Job -> Count the lines below that contain the word "diagram" and give only that number.

Exercise material ->
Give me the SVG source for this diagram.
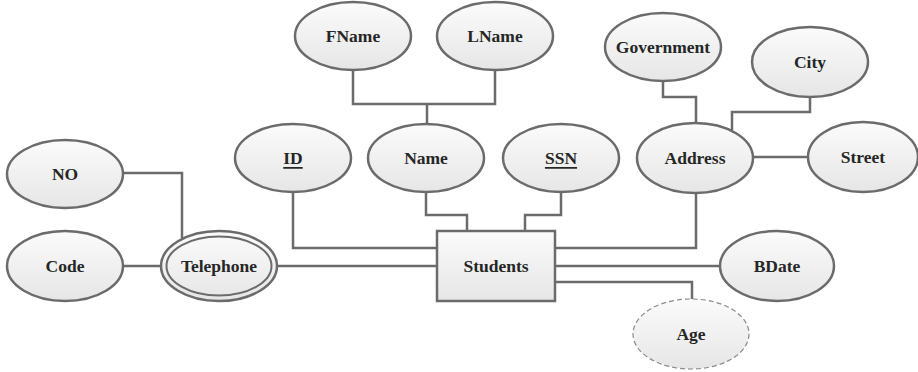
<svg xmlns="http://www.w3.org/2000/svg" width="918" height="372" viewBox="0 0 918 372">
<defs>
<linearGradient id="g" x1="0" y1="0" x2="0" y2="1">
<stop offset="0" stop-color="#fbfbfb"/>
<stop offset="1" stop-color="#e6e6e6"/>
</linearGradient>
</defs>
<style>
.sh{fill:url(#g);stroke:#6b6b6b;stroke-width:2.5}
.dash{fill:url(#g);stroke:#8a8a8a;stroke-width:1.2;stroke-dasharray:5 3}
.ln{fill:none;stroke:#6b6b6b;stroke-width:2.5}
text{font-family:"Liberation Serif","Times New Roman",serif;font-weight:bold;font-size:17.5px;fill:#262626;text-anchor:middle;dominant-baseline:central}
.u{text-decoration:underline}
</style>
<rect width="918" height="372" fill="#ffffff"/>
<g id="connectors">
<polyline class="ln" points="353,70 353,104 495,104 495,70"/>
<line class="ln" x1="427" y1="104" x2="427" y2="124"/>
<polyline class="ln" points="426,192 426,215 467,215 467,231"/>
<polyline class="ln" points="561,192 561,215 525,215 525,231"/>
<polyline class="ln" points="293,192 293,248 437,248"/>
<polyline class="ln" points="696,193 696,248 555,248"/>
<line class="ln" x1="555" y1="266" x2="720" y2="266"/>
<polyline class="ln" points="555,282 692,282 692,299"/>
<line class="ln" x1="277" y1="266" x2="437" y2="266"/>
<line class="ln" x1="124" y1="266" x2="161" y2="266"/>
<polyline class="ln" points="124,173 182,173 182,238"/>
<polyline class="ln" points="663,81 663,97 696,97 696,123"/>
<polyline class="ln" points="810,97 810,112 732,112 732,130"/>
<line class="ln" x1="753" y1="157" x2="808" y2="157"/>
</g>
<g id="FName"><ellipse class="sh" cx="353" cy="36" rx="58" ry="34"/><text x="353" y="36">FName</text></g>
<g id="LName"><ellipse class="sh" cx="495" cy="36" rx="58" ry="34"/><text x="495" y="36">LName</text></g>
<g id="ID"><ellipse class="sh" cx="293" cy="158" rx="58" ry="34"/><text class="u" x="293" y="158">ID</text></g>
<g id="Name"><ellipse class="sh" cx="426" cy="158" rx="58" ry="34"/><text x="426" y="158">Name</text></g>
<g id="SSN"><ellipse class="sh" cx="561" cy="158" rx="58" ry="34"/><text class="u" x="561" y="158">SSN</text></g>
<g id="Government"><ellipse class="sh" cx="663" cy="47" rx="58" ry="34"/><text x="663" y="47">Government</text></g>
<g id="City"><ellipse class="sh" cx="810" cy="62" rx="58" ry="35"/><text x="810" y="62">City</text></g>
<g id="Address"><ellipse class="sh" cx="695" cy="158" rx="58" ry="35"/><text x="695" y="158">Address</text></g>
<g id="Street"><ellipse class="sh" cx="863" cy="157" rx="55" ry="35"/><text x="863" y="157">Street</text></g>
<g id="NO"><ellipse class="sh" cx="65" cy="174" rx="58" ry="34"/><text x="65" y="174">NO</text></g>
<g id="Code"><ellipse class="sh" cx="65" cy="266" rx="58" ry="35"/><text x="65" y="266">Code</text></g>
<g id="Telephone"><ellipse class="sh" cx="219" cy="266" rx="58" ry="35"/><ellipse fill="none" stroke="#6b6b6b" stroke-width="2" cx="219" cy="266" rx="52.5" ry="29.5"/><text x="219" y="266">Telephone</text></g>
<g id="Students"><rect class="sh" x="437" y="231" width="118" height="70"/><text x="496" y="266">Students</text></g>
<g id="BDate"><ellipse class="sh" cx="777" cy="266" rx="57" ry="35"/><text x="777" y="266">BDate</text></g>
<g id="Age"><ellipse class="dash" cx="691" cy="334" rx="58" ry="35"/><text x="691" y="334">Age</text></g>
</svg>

==

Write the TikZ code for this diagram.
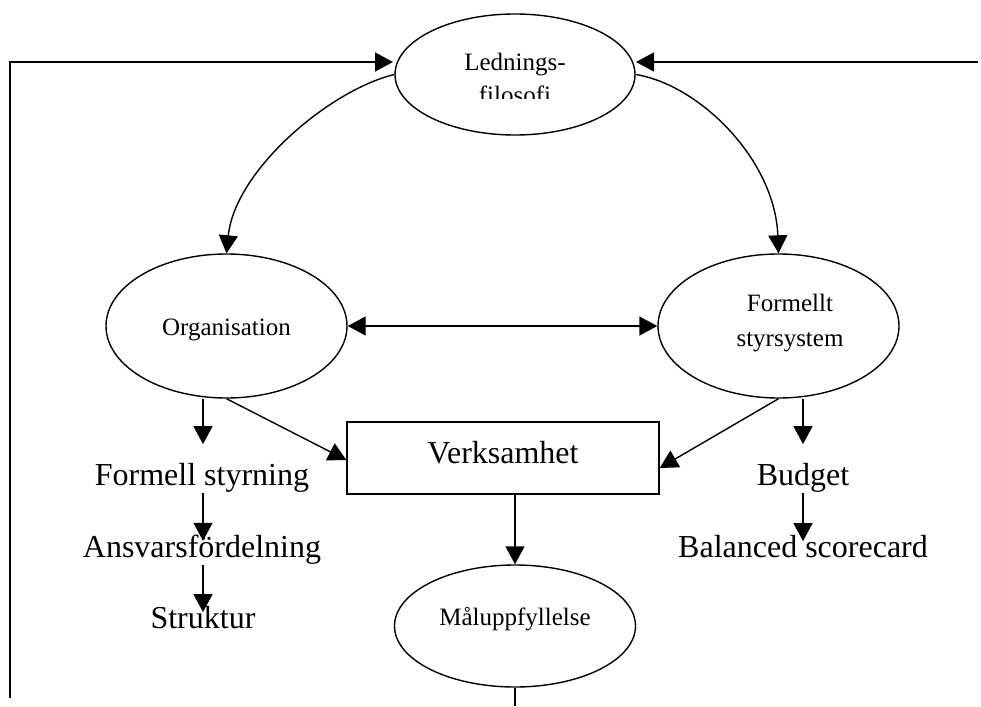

Task output -> 2